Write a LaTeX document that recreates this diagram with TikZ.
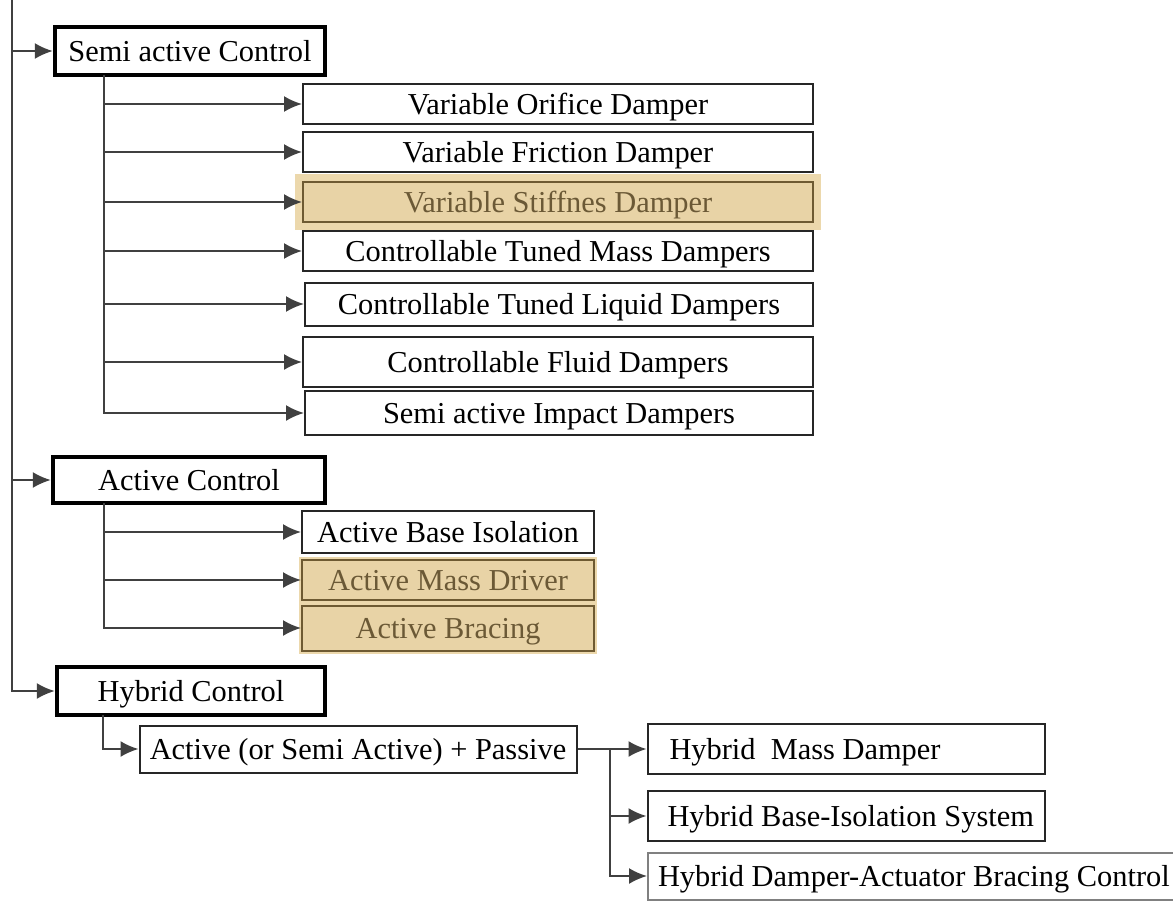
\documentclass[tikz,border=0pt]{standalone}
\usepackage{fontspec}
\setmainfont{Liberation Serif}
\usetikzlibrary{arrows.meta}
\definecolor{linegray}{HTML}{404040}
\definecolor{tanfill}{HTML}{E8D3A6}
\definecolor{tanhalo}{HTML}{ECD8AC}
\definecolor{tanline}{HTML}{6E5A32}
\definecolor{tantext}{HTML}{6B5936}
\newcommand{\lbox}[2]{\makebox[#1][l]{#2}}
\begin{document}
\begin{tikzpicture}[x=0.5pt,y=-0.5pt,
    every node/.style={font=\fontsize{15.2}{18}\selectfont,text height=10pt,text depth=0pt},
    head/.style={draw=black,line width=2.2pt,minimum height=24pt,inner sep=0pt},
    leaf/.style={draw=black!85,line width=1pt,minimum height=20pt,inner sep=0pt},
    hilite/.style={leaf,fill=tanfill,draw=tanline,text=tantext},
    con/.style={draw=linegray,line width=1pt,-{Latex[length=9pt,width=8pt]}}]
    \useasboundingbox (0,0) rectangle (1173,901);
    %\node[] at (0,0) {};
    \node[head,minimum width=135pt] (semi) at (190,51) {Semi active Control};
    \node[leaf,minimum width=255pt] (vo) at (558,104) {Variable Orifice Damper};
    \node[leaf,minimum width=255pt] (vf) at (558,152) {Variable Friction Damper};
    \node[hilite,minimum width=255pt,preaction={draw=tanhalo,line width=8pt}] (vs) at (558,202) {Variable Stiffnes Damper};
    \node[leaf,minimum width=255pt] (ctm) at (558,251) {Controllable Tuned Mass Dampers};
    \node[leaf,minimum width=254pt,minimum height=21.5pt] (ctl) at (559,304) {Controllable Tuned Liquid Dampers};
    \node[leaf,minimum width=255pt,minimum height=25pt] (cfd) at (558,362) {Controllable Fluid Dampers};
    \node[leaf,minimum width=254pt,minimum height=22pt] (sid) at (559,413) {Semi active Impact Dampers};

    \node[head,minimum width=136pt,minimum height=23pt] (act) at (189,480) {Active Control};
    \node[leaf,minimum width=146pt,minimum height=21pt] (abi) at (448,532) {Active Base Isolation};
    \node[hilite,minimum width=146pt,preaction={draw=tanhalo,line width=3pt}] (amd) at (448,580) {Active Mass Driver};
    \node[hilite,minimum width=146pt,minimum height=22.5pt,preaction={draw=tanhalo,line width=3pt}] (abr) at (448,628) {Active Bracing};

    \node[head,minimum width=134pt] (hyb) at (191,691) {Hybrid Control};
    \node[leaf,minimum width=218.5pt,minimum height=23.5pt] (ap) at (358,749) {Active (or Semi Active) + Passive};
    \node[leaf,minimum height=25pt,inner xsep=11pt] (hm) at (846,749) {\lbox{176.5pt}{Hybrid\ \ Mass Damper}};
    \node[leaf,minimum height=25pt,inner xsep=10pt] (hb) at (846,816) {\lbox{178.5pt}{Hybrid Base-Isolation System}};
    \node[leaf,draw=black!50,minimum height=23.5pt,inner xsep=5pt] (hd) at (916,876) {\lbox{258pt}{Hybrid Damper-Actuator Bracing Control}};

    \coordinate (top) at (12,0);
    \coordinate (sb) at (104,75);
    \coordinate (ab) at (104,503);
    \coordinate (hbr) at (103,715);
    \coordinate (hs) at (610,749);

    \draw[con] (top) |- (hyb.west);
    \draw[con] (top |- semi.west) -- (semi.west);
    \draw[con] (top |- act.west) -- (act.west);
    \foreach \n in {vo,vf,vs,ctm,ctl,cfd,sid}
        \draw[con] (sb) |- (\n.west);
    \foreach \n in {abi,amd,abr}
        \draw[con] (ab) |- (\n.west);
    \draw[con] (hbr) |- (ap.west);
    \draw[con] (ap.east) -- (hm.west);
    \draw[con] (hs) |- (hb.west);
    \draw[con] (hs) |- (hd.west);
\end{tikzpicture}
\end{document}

• [What you need to do] Extract every line of the data exactly; pictures stay out.

• [Final result]
Write a LaTeX document that recreates this diagram with TikZ.
\documentclass[tikz,border=0pt]{standalone}
\usepackage{fontspec}
\setmainfont{Liberation Serif}
\usetikzlibrary{arrows.meta}
\definecolor{linegray}{HTML}{404040}
\definecolor{tanfill}{HTML}{E8D3A6}
\definecolor{tanhalo}{HTML}{ECD8AC}
\definecolor{tanline}{HTML}{6E5A32}
\definecolor{tantext}{HTML}{6B5936}
\newcommand{\lbox}[2]{\makebox[#1][l]{#2}}
\begin{document}
\begin{tikzpicture}[x=0.5pt,y=-0.5pt,
    every node/.style={font=\fontsize{15.2}{18}\selectfont,text height=10pt,text depth=0pt},
    head/.style={draw=black,line width=2.2pt,minimum height=24pt,inner sep=0pt},
    leaf/.style={draw=black!85,line width=1pt,minimum height=20pt,inner sep=0pt},
    hilite/.style={leaf,fill=tanfill,draw=tanline,text=tantext},
    con/.style={draw=linegray,line width=1pt,-{Latex[length=9pt,width=8pt]}}]
    \useasboundingbox (0,0) rectangle (1173,901);
    %\node[] at (0,0) {};
    \node[head,minimum width=135pt] (semi) at (190,51) {Semi active Control};
    \node[leaf,minimum width=255pt] (vo) at (558,104) {Variable Orifice Damper};
    \node[leaf,minimum width=255pt] (vf) at (558,152) {Variable Friction Damper};
    \node[hilite,minimum width=255pt,preaction={draw=tanhalo,line width=8pt}] (vs) at (558,202) {Variable Stiffnes Damper};
    \node[leaf,minimum width=255pt] (ctm) at (558,251) {Controllable Tuned Mass Dampers};
    \node[leaf,minimum width=254pt,minimum height=21.5pt] (ctl) at (559,304) {Controllable Tuned Liquid Dampers};
    \node[leaf,minimum width=255pt,minimum height=25pt] (cfd) at (558,362) {Controllable Fluid Dampers};
    \node[leaf,minimum width=254pt,minimum height=22pt] (sid) at (559,413) {Semi active Impact Dampers};

    \node[head,minimum width=136pt,minimum height=23pt] (act) at (189,480) {Active Control};
    \node[leaf,minimum width=146pt,minimum height=21pt] (abi) at (448,532) {Active Base Isolation};
    \node[hilite,minimum width=146pt,preaction={draw=tanhalo,line width=3pt}] (amd) at (448,580) {Active Mass Driver};
    \node[hilite,minimum width=146pt,minimum height=22.5pt,preaction={draw=tanhalo,line width=3pt}] (abr) at (448,628) {Active Bracing};

    \node[head,minimum width=134pt] (hyb) at (191,691) {Hybrid Control};
    \node[leaf,minimum width=218.5pt,minimum height=23.5pt] (ap) at (358,749) {Active (or Semi Active) + Passive};
    \node[leaf,minimum height=25pt,inner xsep=11pt] (hm) at (846,749) {\lbox{176.5pt}{Hybrid\ \ Mass Damper}};
    \node[leaf,minimum height=25pt,inner xsep=10pt] (hb) at (846,816) {\lbox{178.5pt}{Hybrid Base-Isolation System}};
    \node[leaf,draw=black!50,minimum height=23.5pt,inner xsep=5pt] (hd) at (916,876) {\lbox{258pt}{Hybrid Damper-Actuator Bracing Control}};

    \coordinate (top) at (12,0);
    \coordinate (sb) at (104,75);
    \coordinate (ab) at (104,503);
    \coordinate (hbr) at (103,715);
    \coordinate (hs) at (610,749);

    \draw[con] (top) |- (hyb.west);
    \draw[con] (top |- semi.west) -- (semi.west);
    \draw[con] (top |- act.west) -- (act.west);
    \foreach \n in {vo,vf,vs,ctm,ctl,cfd,sid}
        \draw[con] (sb) |- (\n.west);
    \foreach \n in {abi,amd,abr}
        \draw[con] (ab) |- (\n.west);
    \draw[con] (hbr) |- (ap.west);
    \draw[con] (ap.east) -- (hm.west);
    \draw[con] (hs) |- (hb.west);
    \draw[con] (hs) |- (hd.west);
\end{tikzpicture}
\end{document}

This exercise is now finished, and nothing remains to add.